In an interview with this publication on Saturday Dr Andrew Kambugu, the executive director IDI, confirmed the development, saying some RHSP staff would be retained during the transition period.
“During this transition, we are going to retain some staff of RHSP for some period as arrangements are made to recruit new ones,” he said
This publication also learnt that some RHSP employees decided to quit as early as January after receiving information that they would not get CDC funding.
Mr Joseph Kagaayi, the former RHSP executive director resigned in June 2023 and was replaced by Dr Godfrey Kigozi.
Dr Kambugu revealed that during the first year, CDC will give them $22m (about Shs82.9billion) to run their programmes.
In a circular dated September 1, 2023, RHSP notified all the 12 beneficiary districts that the organisation will close its HIV/AIDS project activities with effect from September 30.
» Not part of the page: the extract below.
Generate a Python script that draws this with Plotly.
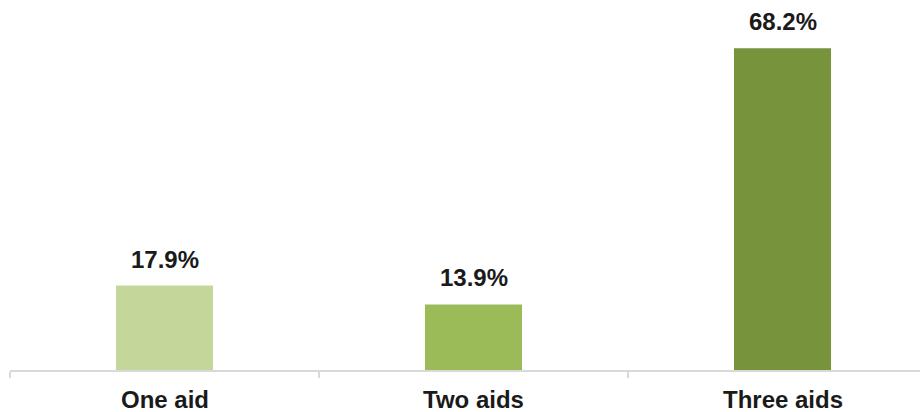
import plotly.graph_objects as go

categories = ["One aid", "Two aids", "Three aids"]
values = [17.9, 13.9, 68.2]
labels = ["17.9%", "13.9%", "68.2%"]
colors = ["#c4d79b", "#9bbb59", "#77933c"]

FONT = "Liberation Sans, Arial, sans-serif"

fig = go.Figure()
fig.add_trace(go.Bar(x=categories, y=values, marker=dict(color=colors, line=dict(width=0)),
                     width=0.314, hoverinfo="skip"))

for c, v, t in zip(categories, values, labels):
    fig.add_annotation(x=c, y=v, text=f"<b>{t}</b>", showarrow=False, yanchor="bottom",
                       yshift=11, font=dict(family=FONT, size=24, color="#1a1a1a"))

for c in categories:
    fig.add_annotation(x=c, y=0, yref="paper", text=f"<b>{c}</b>", showarrow=False,
                       yanchor="top", yshift=-14,
                       font=dict(family=FONT, size=24, color="#1a1a1a"))

fig.update_layout(
    width=920, height=412,
    margin=dict(l=10, r=0, t=0, b=42, autoexpand=False),
    paper_bgcolor="white", plot_bgcolor="white",
    showlegend=False,
    xaxis=dict(
        range=[-0.5, 2.445], showgrid=False, zeroline=False, automargin=False,
        showline=True, linecolor="#d9d9d9", linewidth=2,
        ticks="outside", ticklen=6, tickcolor="#d9d9d9", tickwidth=2,
        tickson="boundaries", showticklabels=False,
        tickvals=categories,
    ),
    yaxis=dict(range=[0, 78.4], visible=False, showgrid=False, zeroline=False, automargin=False),
)

fig.write_html("out.html", config={"displayModeBar": False},
               post_script="document.body.style.margin='0';document.body.style.overflow='hidden';")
“…this therefore means that RHSP shall not be in position to support anymore HIV/Aids project activities after the above (September 30) expiry date,” Dr Denis Bbaale Sekavuga, the head of health systems strengthening at RHSP, said
“RHSP will also not be held responsible for any liabilities that may arise,” he added, advising districts with unresolved liabilities related to the work previously supported by RHSP to report them to IDI .
RHSP, which was formerly Rakai Project, started in 1987 at the peak of the HIV/AIDS scourge. The organisation played a pivotal role in doing research on HIV/AIDS, treatment and caring for orphans. It later expanded its network covering the entire Masaka sub region and parts of Mpigi, Butambala and Gomba.
Masaka sub region, where the first HIV case in Uganda was identified in 1982, has consistently had the highest HIV burden in the country according to data from three consecutive national HIV/AIDS surveys; at 10.6 percent in 2011, 8.0 percent in 2016 and 8.1 percent prevalence in 2020.